My mother asked me if I was knitting the socks shown in the last post. I'm not, but I designed my own pattern based on some of the things I've been learning from the sock books I'm reading.
This is the first of the pair. I used the toe I like most, which turns out to not work so well with a Turkish sock design. The central motif (that looks like a weird spider; I have the sock tipped over so you can also see the side pattern) is called pervane, which means a moth that flies towards light. The word for a wool moth is actually something else entirely, which should tell you something about Turks.
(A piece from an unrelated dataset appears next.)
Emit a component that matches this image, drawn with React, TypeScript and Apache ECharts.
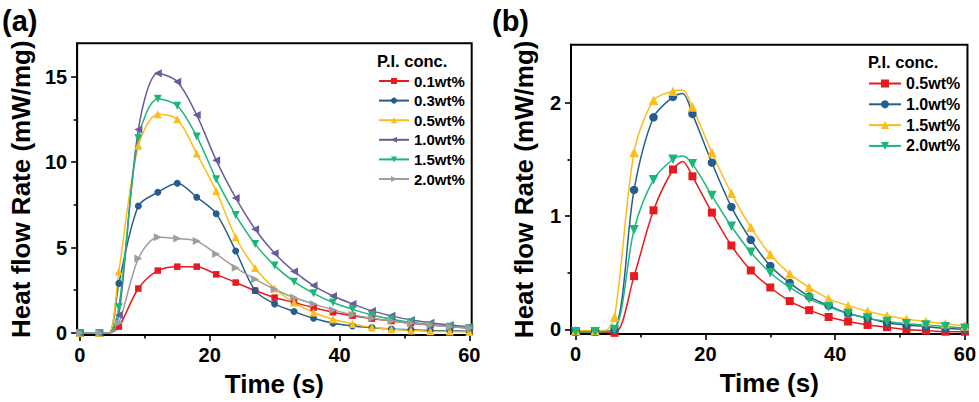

The side pattern is a pair of variations on themes and ideas that come up often in Turkish sock knitting, though actually the curved lines I put into this design are rare. I was happy to start reading Betty Harrell's excellent (and again, out of print) Anatolian Knitting Designs, which is written by somebody who both spoke Turkish and spoke directly to the knitters. She also concentrated on one specific cultural group, Sivas women in an Istanbul shantytown, so in her book the same pattern does not have eighteen different names. When I make a scan of the appropriate page, I can also show you what the actual elma -- apple -- pattern looks like.
That book has a lot more detail on the development of patterns and how they go together on the sock. I'm nowhere near as relaxed about perfection as the villagers are, though, so I spent a week fiddling with the details of my design in Photoshop, making a perfect chart and resolving all the weird intersections of patterns. Definitely a first-world problem.
Anyway, in a couple of days of knitting I've gotten halfway up the foot on the first sock, and things are moving along rapidly. I've also learned why Turkish socks are structured the way they are. The common square Turkish toe, made from a strip of fabric knitted up and then stitches picked up to add two more sides works well with the usual structure of a front, side, and back pattern that each end up on their own needle.
My next challenge is to learn how to spin the proper yarn for socks, which turns out to also be the proper yarn for knotted-pile rugs, as they used the same stuff.